To use Lwan as an example: initially, snprintf() was used to convert numbers. Although this works, it is quite boring, performance-wise.

The second approach was using the naïve algorithm, which basically divides the number by 10 in succession, writing backwards the result of modulus by 10 to a string, and then reversing the string when the number reaches 0.

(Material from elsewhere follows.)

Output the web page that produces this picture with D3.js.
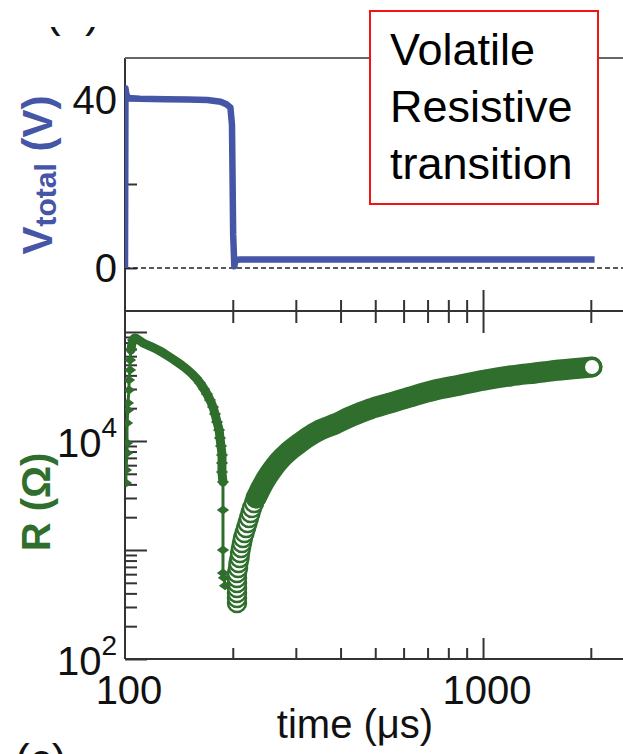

// Code based on https://code.google.com/p/stringencoders/
size_t naive_uint32_to_str(uint32_t value, char *str) {
    char *wstr = str;
    // Conversion. Number is reversed.
    do
       *wstr++ = (char) decimal_digits[uvalue % 10];
    while (uvalue /= 10);
    *wstr = '\0';
    // Reverse string
    strreverse(str, wstr - 1);
    return wstr - str;
}

This was fine for a while, but that string reversion step always bothered me. Why not just write the string backwards already?

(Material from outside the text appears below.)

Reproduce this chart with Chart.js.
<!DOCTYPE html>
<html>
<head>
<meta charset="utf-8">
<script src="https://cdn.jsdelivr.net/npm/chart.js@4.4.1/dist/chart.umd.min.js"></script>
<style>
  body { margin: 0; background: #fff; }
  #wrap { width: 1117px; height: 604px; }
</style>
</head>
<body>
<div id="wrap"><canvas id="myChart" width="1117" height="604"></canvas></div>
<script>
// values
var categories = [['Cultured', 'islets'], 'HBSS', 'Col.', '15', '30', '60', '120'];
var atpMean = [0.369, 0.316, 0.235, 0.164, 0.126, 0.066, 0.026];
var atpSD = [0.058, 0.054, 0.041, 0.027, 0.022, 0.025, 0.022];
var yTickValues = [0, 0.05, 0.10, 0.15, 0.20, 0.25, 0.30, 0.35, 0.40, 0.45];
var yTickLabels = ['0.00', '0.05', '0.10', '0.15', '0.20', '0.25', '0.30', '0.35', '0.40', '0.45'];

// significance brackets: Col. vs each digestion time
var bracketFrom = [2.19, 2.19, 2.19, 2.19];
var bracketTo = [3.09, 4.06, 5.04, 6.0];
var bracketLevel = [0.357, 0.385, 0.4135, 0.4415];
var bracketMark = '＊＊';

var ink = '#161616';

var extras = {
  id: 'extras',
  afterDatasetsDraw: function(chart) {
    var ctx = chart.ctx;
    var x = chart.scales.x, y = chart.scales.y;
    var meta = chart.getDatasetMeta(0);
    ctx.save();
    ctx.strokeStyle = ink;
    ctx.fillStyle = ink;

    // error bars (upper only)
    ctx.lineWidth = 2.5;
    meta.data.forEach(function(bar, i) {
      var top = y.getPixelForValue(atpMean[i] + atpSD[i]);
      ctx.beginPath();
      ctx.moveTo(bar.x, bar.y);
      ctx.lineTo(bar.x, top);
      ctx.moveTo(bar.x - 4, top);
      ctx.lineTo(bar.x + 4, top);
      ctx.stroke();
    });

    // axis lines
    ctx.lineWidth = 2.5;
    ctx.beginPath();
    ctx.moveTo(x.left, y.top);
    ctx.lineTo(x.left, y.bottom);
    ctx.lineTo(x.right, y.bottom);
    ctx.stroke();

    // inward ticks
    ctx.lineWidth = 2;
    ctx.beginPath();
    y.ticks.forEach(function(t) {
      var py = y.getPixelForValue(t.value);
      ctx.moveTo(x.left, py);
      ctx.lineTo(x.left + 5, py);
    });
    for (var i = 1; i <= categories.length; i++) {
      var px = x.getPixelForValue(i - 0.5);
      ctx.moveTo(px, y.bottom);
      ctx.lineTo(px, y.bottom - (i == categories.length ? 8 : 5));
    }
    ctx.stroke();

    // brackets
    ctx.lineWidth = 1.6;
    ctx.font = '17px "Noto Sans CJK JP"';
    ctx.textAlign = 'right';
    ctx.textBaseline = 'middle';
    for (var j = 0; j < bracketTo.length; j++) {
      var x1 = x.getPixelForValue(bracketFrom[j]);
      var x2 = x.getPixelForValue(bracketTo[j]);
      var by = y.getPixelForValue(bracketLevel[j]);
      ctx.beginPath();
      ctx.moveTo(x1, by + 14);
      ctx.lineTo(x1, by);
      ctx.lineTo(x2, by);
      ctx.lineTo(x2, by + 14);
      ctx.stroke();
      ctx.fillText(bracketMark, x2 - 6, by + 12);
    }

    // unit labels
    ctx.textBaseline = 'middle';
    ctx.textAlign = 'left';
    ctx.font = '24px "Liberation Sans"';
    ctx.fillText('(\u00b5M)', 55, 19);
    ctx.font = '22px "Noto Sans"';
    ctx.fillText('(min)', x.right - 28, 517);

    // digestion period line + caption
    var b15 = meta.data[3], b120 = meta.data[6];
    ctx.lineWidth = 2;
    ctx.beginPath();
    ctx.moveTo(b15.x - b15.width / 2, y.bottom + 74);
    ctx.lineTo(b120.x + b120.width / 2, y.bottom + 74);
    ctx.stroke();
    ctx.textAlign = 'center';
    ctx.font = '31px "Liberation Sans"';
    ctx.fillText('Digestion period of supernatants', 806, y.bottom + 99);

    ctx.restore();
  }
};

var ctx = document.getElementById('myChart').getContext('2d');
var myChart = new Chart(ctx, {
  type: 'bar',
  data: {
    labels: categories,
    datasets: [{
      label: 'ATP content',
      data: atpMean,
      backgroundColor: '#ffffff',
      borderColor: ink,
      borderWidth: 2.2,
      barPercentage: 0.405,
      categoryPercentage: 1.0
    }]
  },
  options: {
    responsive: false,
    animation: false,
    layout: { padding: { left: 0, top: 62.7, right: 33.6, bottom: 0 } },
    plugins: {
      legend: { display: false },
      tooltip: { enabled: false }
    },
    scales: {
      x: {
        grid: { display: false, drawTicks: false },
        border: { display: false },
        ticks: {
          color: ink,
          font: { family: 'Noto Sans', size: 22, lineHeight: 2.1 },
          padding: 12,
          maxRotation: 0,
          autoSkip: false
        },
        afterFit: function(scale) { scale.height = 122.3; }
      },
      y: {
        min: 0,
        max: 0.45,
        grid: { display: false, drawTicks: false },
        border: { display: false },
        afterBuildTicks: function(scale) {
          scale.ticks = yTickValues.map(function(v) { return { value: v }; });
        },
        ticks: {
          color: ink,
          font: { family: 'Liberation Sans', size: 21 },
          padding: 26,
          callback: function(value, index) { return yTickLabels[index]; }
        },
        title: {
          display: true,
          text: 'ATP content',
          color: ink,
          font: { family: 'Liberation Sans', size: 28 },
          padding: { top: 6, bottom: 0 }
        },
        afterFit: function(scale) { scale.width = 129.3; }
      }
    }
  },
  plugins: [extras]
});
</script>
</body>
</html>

I’ve then changed the code in Lwan to the following snippet. Note the nice trick of multiplying the size of an integer in bytes by 3 to obtain an approximation of the number of digits for MAX_INT, including the zero terminator, regardless of what sizeof(int32_t) is.

#define INT_TO_STR_BUFFER_SIZE (3 * sizeof(int32_t))

char *lwan_uint32_to_str(uint32_t value,
            char buffer[static INT_TO_STR_BUFFER_SIZE],
            size_t *len) {
    char *p = buffer + INT_TO_STR_BUFFER_SIZE - 1;

    *p = '\0';
    do {
        *--p = "0123456789"[value % 10];
    } while (value /= 10);

    size_t difference = (size_t)(p - buffer);
    *len = (size_t)(INT_TO_STR_BUFFER_SIZE - difference - 1;

    return p;
}

Reducing writes to the array made this algorithm significantly faster. However, I eventually did what one should always avoid when tinkering with this kind of thing: I’ve changed the array lookup to an addition, without measuring if it would perform better, and committed the code anyway. The lookup table is ~9% faster. Ouch!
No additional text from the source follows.